Start Dataset rows

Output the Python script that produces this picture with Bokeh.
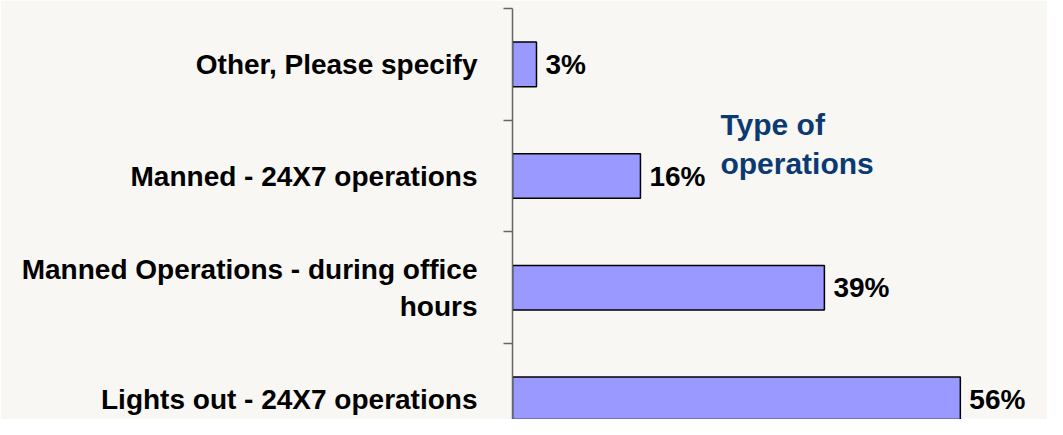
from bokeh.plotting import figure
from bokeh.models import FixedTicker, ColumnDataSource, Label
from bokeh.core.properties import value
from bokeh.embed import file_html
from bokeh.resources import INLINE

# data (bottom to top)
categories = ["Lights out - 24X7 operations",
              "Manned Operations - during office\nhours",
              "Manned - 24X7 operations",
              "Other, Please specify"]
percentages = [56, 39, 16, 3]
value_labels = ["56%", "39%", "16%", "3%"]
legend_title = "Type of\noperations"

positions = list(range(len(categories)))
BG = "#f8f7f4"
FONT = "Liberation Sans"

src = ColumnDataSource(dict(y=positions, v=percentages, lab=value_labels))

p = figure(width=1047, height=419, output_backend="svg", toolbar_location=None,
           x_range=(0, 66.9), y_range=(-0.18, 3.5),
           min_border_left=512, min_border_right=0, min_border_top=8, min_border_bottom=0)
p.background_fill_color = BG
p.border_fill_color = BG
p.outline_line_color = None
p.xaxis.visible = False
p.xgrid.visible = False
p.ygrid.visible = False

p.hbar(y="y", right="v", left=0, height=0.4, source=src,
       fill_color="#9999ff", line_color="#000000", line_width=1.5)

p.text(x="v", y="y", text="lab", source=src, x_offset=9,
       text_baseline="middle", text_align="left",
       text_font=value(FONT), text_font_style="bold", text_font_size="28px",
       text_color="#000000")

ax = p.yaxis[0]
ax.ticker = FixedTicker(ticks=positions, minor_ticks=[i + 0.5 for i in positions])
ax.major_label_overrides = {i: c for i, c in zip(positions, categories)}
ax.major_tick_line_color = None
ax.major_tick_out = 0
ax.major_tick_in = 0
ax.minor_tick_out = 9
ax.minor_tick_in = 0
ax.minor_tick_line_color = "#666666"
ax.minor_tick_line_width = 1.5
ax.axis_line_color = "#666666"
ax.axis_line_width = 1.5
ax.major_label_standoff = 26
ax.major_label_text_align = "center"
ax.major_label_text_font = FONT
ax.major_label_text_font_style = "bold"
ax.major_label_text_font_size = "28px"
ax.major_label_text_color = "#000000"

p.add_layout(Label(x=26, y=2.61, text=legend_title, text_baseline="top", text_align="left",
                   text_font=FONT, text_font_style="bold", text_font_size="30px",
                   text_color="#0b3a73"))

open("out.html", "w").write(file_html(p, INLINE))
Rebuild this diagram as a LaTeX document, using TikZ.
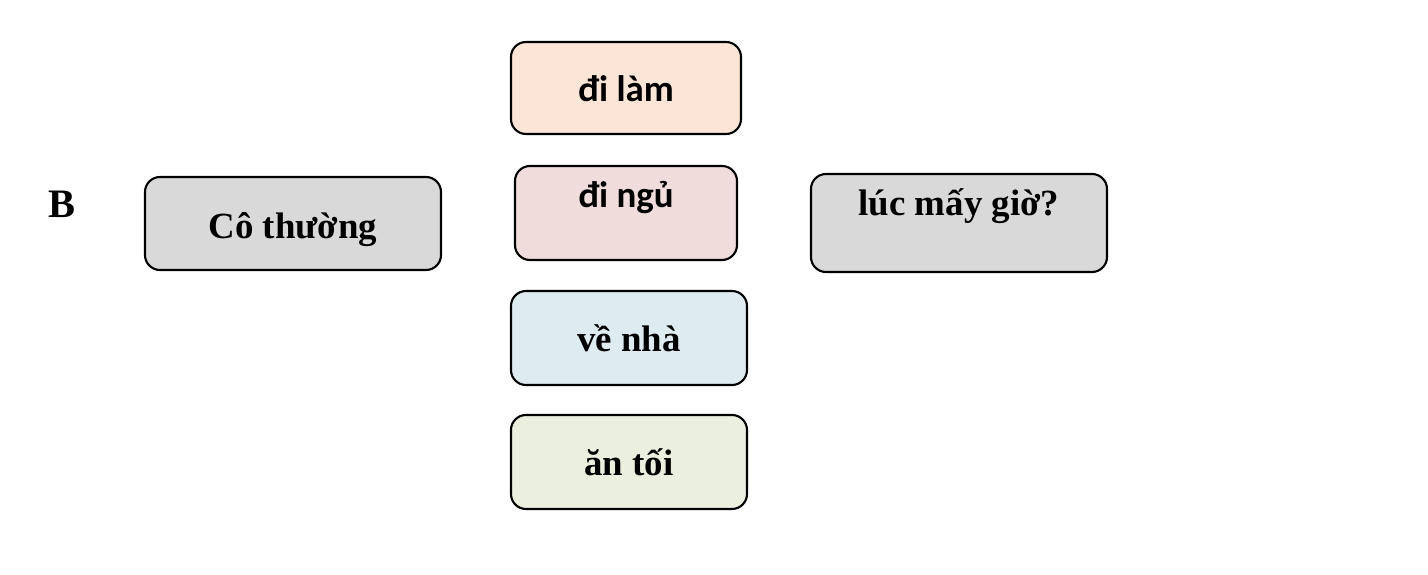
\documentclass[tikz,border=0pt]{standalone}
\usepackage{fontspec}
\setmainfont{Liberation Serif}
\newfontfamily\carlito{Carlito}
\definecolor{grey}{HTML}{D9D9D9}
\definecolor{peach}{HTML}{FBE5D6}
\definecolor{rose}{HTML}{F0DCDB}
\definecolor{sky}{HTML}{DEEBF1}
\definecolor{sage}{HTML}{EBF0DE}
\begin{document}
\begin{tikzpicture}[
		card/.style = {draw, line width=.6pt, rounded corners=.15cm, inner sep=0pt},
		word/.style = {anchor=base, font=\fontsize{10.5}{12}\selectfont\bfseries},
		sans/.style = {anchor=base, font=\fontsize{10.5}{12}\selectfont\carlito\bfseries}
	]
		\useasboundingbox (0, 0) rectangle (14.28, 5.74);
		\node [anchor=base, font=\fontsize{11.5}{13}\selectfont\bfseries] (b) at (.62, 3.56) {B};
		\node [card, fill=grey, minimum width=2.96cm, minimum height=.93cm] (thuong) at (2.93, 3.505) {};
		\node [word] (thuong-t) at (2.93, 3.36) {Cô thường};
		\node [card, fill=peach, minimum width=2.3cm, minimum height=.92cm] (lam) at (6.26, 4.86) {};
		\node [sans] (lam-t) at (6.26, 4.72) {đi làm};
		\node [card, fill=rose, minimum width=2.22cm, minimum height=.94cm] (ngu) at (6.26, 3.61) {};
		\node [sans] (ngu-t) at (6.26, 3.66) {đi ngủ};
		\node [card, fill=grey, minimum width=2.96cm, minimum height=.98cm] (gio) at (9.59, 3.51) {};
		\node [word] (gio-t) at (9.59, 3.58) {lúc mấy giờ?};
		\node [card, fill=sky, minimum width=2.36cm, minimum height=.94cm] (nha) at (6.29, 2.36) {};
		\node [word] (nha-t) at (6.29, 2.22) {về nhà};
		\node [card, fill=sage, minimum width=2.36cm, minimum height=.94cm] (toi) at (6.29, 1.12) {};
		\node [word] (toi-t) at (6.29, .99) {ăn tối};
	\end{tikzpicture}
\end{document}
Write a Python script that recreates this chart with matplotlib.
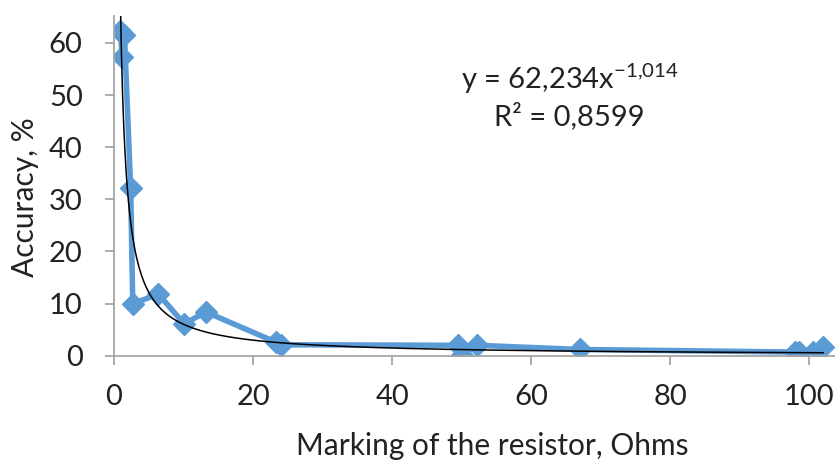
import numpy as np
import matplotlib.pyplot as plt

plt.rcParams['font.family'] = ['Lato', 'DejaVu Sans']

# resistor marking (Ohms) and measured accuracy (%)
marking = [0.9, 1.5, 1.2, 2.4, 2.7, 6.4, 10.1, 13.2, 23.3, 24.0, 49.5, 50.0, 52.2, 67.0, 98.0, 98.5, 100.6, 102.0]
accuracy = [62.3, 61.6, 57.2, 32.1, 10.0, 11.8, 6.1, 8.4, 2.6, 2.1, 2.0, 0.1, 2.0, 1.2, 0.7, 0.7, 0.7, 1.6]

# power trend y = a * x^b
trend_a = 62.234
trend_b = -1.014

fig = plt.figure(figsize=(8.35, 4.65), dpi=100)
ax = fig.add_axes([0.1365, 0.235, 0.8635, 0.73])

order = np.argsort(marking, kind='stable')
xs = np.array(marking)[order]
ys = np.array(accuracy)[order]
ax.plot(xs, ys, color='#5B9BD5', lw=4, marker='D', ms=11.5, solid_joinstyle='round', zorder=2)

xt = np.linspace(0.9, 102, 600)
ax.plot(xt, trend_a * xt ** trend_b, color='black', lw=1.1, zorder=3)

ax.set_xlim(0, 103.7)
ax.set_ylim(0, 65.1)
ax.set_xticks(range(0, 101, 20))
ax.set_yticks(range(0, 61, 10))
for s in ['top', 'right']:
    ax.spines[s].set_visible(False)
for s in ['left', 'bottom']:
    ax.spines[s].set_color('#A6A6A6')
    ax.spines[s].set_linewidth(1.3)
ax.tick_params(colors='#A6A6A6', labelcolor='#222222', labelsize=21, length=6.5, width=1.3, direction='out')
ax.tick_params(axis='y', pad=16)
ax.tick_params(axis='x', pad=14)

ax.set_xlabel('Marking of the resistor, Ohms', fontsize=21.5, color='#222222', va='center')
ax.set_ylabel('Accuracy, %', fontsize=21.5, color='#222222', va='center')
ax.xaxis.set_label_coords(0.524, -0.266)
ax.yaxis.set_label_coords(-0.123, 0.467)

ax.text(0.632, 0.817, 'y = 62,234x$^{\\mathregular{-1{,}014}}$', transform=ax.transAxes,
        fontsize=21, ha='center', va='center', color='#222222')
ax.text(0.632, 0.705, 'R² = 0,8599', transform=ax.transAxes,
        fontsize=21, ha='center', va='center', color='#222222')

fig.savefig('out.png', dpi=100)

End Dataset rows

◆ Task statement
Exactly reproduce the entries above, minus the pictures.

◆ Task answer
Output the Python script that produces this picture with Bokeh.
from bokeh.plotting import figure
from bokeh.models import FixedTicker, ColumnDataSource, Label
from bokeh.core.properties import value
from bokeh.embed import file_html
from bokeh.resources import INLINE

# data (bottom to top)
categories = ["Lights out - 24X7 operations",
              "Manned Operations - during office\nhours",
              "Manned - 24X7 operations",
              "Other, Please specify"]
percentages = [56, 39, 16, 3]
value_labels = ["56%", "39%", "16%", "3%"]
legend_title = "Type of\noperations"

positions = list(range(len(categories)))
BG = "#f8f7f4"
FONT = "Liberation Sans"

src = ColumnDataSource(dict(y=positions, v=percentages, lab=value_labels))

p = figure(width=1047, height=419, output_backend="svg", toolbar_location=None,
           x_range=(0, 66.9), y_range=(-0.18, 3.5),
           min_border_left=512, min_border_right=0, min_border_top=8, min_border_bottom=0)
p.background_fill_color = BG
p.border_fill_color = BG
p.outline_line_color = None
p.xaxis.visible = False
p.xgrid.visible = False
p.ygrid.visible = False

p.hbar(y="y", right="v", left=0, height=0.4, source=src,
       fill_color="#9999ff", line_color="#000000", line_width=1.5)

p.text(x="v", y="y", text="lab", source=src, x_offset=9,
       text_baseline="middle", text_align="left",
       text_font=value(FONT), text_font_style="bold", text_font_size="28px",
       text_color="#000000")

ax = p.yaxis[0]
ax.ticker = FixedTicker(ticks=positions, minor_ticks=[i + 0.5 for i in positions])
ax.major_label_overrides = {i: c for i, c in zip(positions, categories)}
ax.major_tick_line_color = None
ax.major_tick_out = 0
ax.major_tick_in = 0
ax.minor_tick_out = 9
ax.minor_tick_in = 0
ax.minor_tick_line_color = "#666666"
ax.minor_tick_line_width = 1.5
ax.axis_line_color = "#666666"
ax.axis_line_width = 1.5
ax.major_label_standoff = 26
ax.major_label_text_align = "center"
ax.major_label_text_font = FONT
ax.major_label_text_font_style = "bold"
ax.major_label_text_font_size = "28px"
ax.major_label_text_color = "#000000"

p.add_layout(Label(x=26, y=2.61, text=legend_title, text_baseline="top", text_align="left",
                   text_font=FONT, text_font_style="bold", text_font_size="30px",
                   text_color="#0b3a73"))

open("out.html", "w").write(file_html(p, INLINE))
Rebuild this diagram as a LaTeX document, using TikZ.
\documentclass[tikz,border=0pt]{standalone}
\usepackage{fontspec}
\setmainfont{Liberation Serif}
\newfontfamily\carlito{Carlito}
\definecolor{grey}{HTML}{D9D9D9}
\definecolor{peach}{HTML}{FBE5D6}
\definecolor{rose}{HTML}{F0DCDB}
\definecolor{sky}{HTML}{DEEBF1}
\definecolor{sage}{HTML}{EBF0DE}
\begin{document}
\begin{tikzpicture}[
		card/.style = {draw, line width=.6pt, rounded corners=.15cm, inner sep=0pt},
		word/.style = {anchor=base, font=\fontsize{10.5}{12}\selectfont\bfseries},
		sans/.style = {anchor=base, font=\fontsize{10.5}{12}\selectfont\carlito\bfseries}
	]
		\useasboundingbox (0, 0) rectangle (14.28, 5.74);
		\node [anchor=base, font=\fontsize{11.5}{13}\selectfont\bfseries] (b) at (.62, 3.56) {B};
		\node [card, fill=grey, minimum width=2.96cm, minimum height=.93cm] (thuong) at (2.93, 3.505) {};
		\node [word] (thuong-t) at (2.93, 3.36) {Cô thường};
		\node [card, fill=peach, minimum width=2.3cm, minimum height=.92cm] (lam) at (6.26, 4.86) {};
		\node [sans] (lam-t) at (6.26, 4.72) {đi làm};
		\node [card, fill=rose, minimum width=2.22cm, minimum height=.94cm] (ngu) at (6.26, 3.61) {};
		\node [sans] (ngu-t) at (6.26, 3.66) {đi ngủ};
		\node [card, fill=grey, minimum width=2.96cm, minimum height=.98cm] (gio) at (9.59, 3.51) {};
		\node [word] (gio-t) at (9.59, 3.58) {lúc mấy giờ?};
		\node [card, fill=sky, minimum width=2.36cm, minimum height=.94cm] (nha) at (6.29, 2.36) {};
		\node [word] (nha-t) at (6.29, 2.22) {về nhà};
		\node [card, fill=sage, minimum width=2.36cm, minimum height=.94cm] (toi) at (6.29, 1.12) {};
		\node [word] (toi-t) at (6.29, .99) {ăn tối};
	\end{tikzpicture}
\end{document}
Write a Python script that recreates this chart with matplotlib.
import numpy as np
import matplotlib.pyplot as plt

plt.rcParams['font.family'] = ['Lato', 'DejaVu Sans']

# resistor marking (Ohms) and measured accuracy (%)
marking = [0.9, 1.5, 1.2, 2.4, 2.7, 6.4, 10.1, 13.2, 23.3, 24.0, 49.5, 50.0, 52.2, 67.0, 98.0, 98.5, 100.6, 102.0]
accuracy = [62.3, 61.6, 57.2, 32.1, 10.0, 11.8, 6.1, 8.4, 2.6, 2.1, 2.0, 0.1, 2.0, 1.2, 0.7, 0.7, 0.7, 1.6]

# power trend y = a * x^b
trend_a = 62.234
trend_b = -1.014

fig = plt.figure(figsize=(8.35, 4.65), dpi=100)
ax = fig.add_axes([0.1365, 0.235, 0.8635, 0.73])

order = np.argsort(marking, kind='stable')
xs = np.array(marking)[order]
ys = np.array(accuracy)[order]
ax.plot(xs, ys, color='#5B9BD5', lw=4, marker='D', ms=11.5, solid_joinstyle='round', zorder=2)

xt = np.linspace(0.9, 102, 600)
ax.plot(xt, trend_a * xt ** trend_b, color='black', lw=1.1, zorder=3)

ax.set_xlim(0, 103.7)
ax.set_ylim(0, 65.1)
ax.set_xticks(range(0, 101, 20))
ax.set_yticks(range(0, 61, 10))
for s in ['top', 'right']:
    ax.spines[s].set_visible(False)
for s in ['left', 'bottom']:
    ax.spines[s].set_color('#A6A6A6')
    ax.spines[s].set_linewidth(1.3)
ax.tick_params(colors='#A6A6A6', labelcolor='#222222', labelsize=21, length=6.5, width=1.3, direction='out')
ax.tick_params(axis='y', pad=16)
ax.tick_params(axis='x', pad=14)

ax.set_xlabel('Marking of the resistor, Ohms', fontsize=21.5, color='#222222', va='center')
ax.set_ylabel('Accuracy, %', fontsize=21.5, color='#222222', va='center')
ax.xaxis.set_label_coords(0.524, -0.266)
ax.yaxis.set_label_coords(-0.123, 0.467)

ax.text(0.632, 0.817, 'y = 62,234x$^{\\mathregular{-1{,}014}}$', transform=ax.transAxes,
        fontsize=21, ha='center', va='center', color='#222222')
ax.text(0.632, 0.705, 'R² = 0,8599', transform=ax.transAxes,
        fontsize=21, ha='center', va='center', color='#222222')

fig.savefig('out.png', dpi=100)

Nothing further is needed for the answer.